The current car allocation based on grain shippers’ historical shipments isn’t working for stand-alone inland grain terminals and shoreline railway operators, said Perry Pellerin of GNP Consulting Ltd., which works with both.
“We’ll be hard pressed to move what’s sold and we have stopped selling because we’ve got no hope of finishing this off,” he said.
“Something has to change in this system to allow smaller shippers, independent shippers, equal access to cars and capacity. Doing it by percentage is not fair. It just doesn’t work.”
Richard Gray, the University of Saskatchewan agricultural economist who organized the summit, agrees there is no mechanism for equitable allocations when demand for cars exceeds supply.
“Until there’s a snafu first come, first served… works really well. But once you get backlogged the railways really don’t have any mechanism.
“I do think we need some kind of centralized authority,” Gray said. “And having a third party the information can come together without being shared with other companies. Then the third party can make the decision, which is very different than expecting companies to co-operate with each other.”
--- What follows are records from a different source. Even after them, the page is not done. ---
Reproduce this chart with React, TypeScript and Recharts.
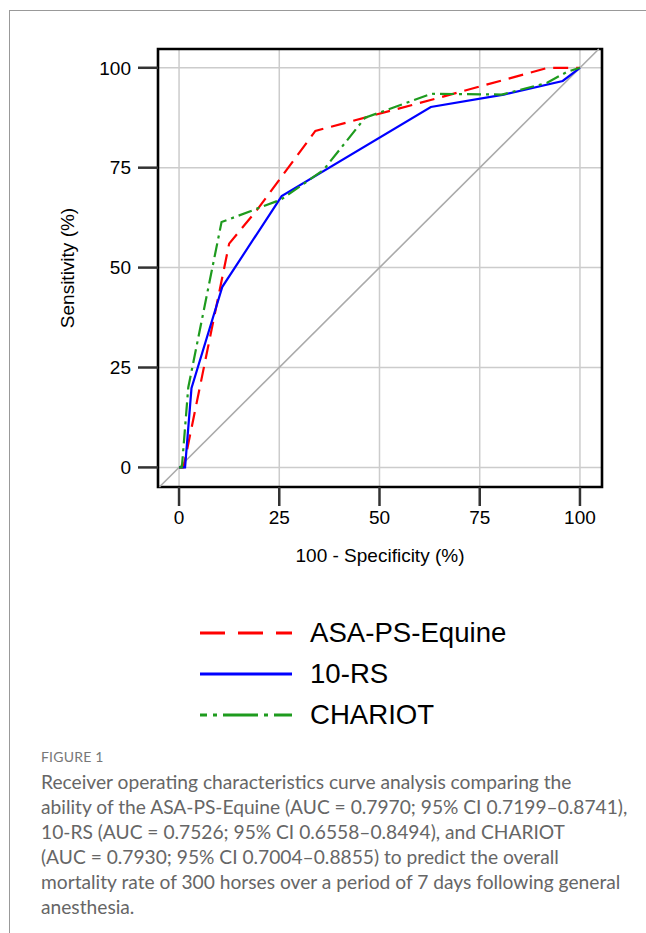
import React from "react";
import { LineChart, Line, XAxis, YAxis, CartesianGrid, ReferenceLine, ReferenceArea } from "recharts";

// ROC points: 100 - specificity (%) vs sensitivity (%)
const ASA_FPR = [0, 1.1, 12.5, 19.5, 34, 63, 92, 100];
const ASA_TPR = [0, 0, 56, 64.5, 84.2, 92, 100, 100];

const RS10_FPR = [0, 1.5, 3.1, 10.8, 25.6, 62.8, 81, 95.7, 100];
const RS10_TPR = [0, 0, 19.8, 45.2, 67.9, 90.2, 93.3, 96.7, 100];

const CHARIOT_FPR = [0, 0.7, 2.3, 10.6, 25.4, 36, 46.4, 63, 80.5, 91.7, 96.8, 100];
const CHARIOT_TPR = [0, 0, 20, 61.4, 67, 74.4, 87.5, 93.5, 93.3, 96.2, 99, 100];

const AXIS_TICKS = [0, 25, 50, 75, 100];
const X_DOMAIN: [number, number] = [-5.25, 105.5];
const Y_DOMAIN: [number, number] = [-4.9, 104.7];

const toPoints = (xs: number[], ys: number[]) => xs.map((x, i) => ({ x, y: ys[i] }));

const RED = "#ff0000";
const BLUE = "#0000ff";
const GREEN = "#1e9b1e";
const ARIAL = "'Liberation Sans', Arial, sans-serif";

const SERIES = [
  { name: "ASA-PS-Equine", color: RED, data: toPoints(ASA_FPR, ASA_TPR), dash: "15 8", legendDash: "25 13", legendOffset: 0 },
  { name: "10-RS", color: BLUE, data: toPoints(RS10_FPR, RS10_TPR), dash: undefined, legendDash: undefined, legendOffset: 0 },
  { name: "CHARIOT", color: GREEN, data: toPoints(CHARIOT_FPR, CHARIOT_TPR), dash: "14 5 3 5", legendDash: "35 6 4 6", legendOffset: 28 },
];

const tickStyle = { fontSize: 19, fill: "#000", fontFamily: ARIAL };

export default function App() {
  return (
    <div style={{ position: "absolute", left: 0, top: 0, width: 646, height: 933, background: "#fff", overflow: "hidden" }}>
      <div
        style={{
          position: "absolute",
          left: 9,
          top: 10,
          width: 700,
          height: 1000,
          borderTop: "1px solid #999",
          borderLeft: "1px solid #999",
        }}
      />

      <div style={{ position: "absolute", left: 0, top: 0 }}>
        <LineChart width={646} height={600} margin={{ top: 49, right: 44, bottom: 83, left: 98 }}>
          <CartesianGrid stroke="#cccccc" strokeWidth={1.5} />
          <XAxis
            dataKey="x"
            type="number"
            domain={X_DOMAIN}
            ticks={AXIS_TICKS}
            allowDataOverflow
            height={30}
            axisLine={false}
            tickSize={19}
            tickMargin={5}
            tickLine={{ stroke: "#333", strokeWidth: 2.5 }}
            tick={tickStyle}
          />
          <YAxis
            dataKey="y"
            type="number"
            domain={Y_DOMAIN}
            ticks={AXIS_TICKS}
            allowDataOverflow
            width={60}
            axisLine={false}
            tickSize={20}
            tickMargin={7}
            tickLine={{ stroke: "#333", strokeWidth: 2.5 }}
            tick={tickStyle}
          />
          <ReferenceLine
            segment={[
              { x: -4.9, y: -4.9 },
              { x: 104.7, y: 104.7 },
            ]}
            stroke="#aaaaaa"
            strokeWidth={1.6}
            ifOverflow="visible"
          />
          {SERIES.map((s) => (
            <Line
              key={s.name}
              data={s.data}
              dataKey="y"
              name={s.name}
              type="linear"
              stroke={s.color}
              strokeWidth={2.2}
              strokeDasharray={s.dash}
              dot={false}
              activeDot={false}
              isAnimationActive={false}
            />
          ))}
          <ReferenceArea
            x1={X_DOMAIN[0]}
            x2={X_DOMAIN[1]}
            y1={Y_DOMAIN[0]}
            y2={Y_DOMAIN[1]}
            fill="none"
            stroke="#000"
            strokeWidth={2.6}
            ifOverflow="visible"
          />
        </LineChart>
      </div>

      <div
        style={{
          position: "absolute",
          left: 68,
          top: 268,
          transform: "translate(-50%, -50%) rotate(-90deg)",
          fontFamily: ARIAL,
          fontSize: 19,
          whiteSpace: "nowrap",
          color: "#000",
        }}
      >
        Sensitivity (%)
      </div>
      <div
        style={{
          position: "absolute",
          left: 380,
          top: 556,
          transform: "translate(-50%, -50%)",
          fontFamily: ARIAL,
          fontSize: 19,
          whiteSpace: "nowrap",
          color: "#000",
        }}
      >
        100 - Specificity (%)
      </div>

      <div style={{ position: "absolute", left: 200, top: 612 }}>
        {SERIES.map((s) => (
          <div key={s.name} style={{ display: "flex", alignItems: "center", height: 41 }}>
            <svg width={92} height={10} style={{ display: "block" }}>
              <line
                x1={0}
                y1={5}
                x2={92}
                y2={5}
                stroke={s.color}
                strokeWidth={2.8}
                strokeDasharray={s.legendDash}
                strokeDashoffset={s.legendOffset}
              />
            </svg>
            <span style={{ marginLeft: 18, fontFamily: ARIAL, fontSize: 27.6, color: "#000", whiteSpace: "nowrap" }}>
              {s.name}
            </span>
          </div>
        ))}
      </div>

      <div
        style={{
          position: "absolute",
          left: 41,
          top: 747,
          lineHeight: "20px",
          fontFamily: "Lato, 'Open Sans', sans-serif",
          fontSize: 14,
          color: "#777",
          letterSpacing: 0.2,
        }}
      >
        FIGURE 1
      </div>
      <div
        style={{
          position: "absolute",
          left: 41,
          top: 768.5,
          lineHeight: "25px",
          fontFamily: "Lato, 'Open Sans', sans-serif",
          fontSize: 19.2,
          color: "#666",
          whiteSpace: "nowrap",
        }}
      >
        Receiver operating characteristics curve analysis comparing the
        <br />
        ability of the ASA-PS-Equine (AUC = 0.7970; 95% CI 0.7199–0.8741),
        <br />
        10-RS (AUC = 0.7526; 95% CI 0.6558–0.8494), and CHARIOT
        <br />
        (AUC = 0.7930; 95% CI 0.7004–0.8855) to predict the overall
        <br />
        mortality rate of 300 horses over a period of 7 days following general
        <br />
        anesthesia.
      </div>
    </div>
  );
}
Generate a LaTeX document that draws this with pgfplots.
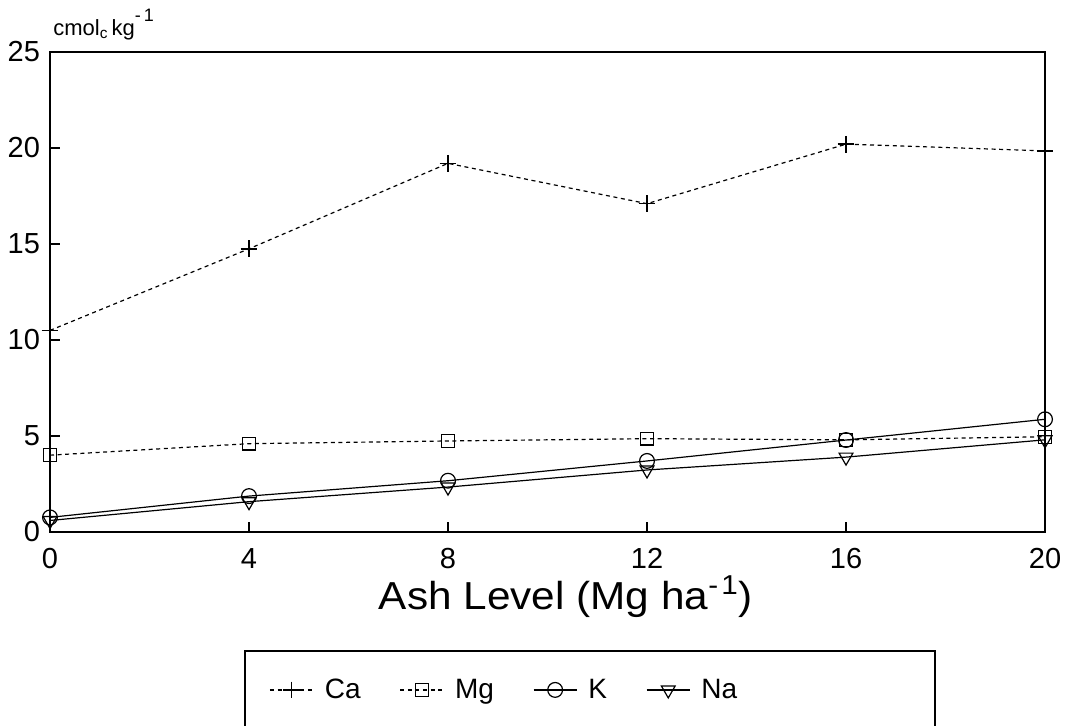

Markets need information and transparency to work and a co-ordinator helps that, McCreary said.
“I think information in and of itself will be part of the solution because all of the players will make better decisions with better information,” he said.
A co-ordinator will also help ensure small grain shippers get the cars they need to compete.
“Right now we have two railways and if we don’t find a way to solve the problems of the single-point exporters we’re going to have three grain companies,” McCreary said.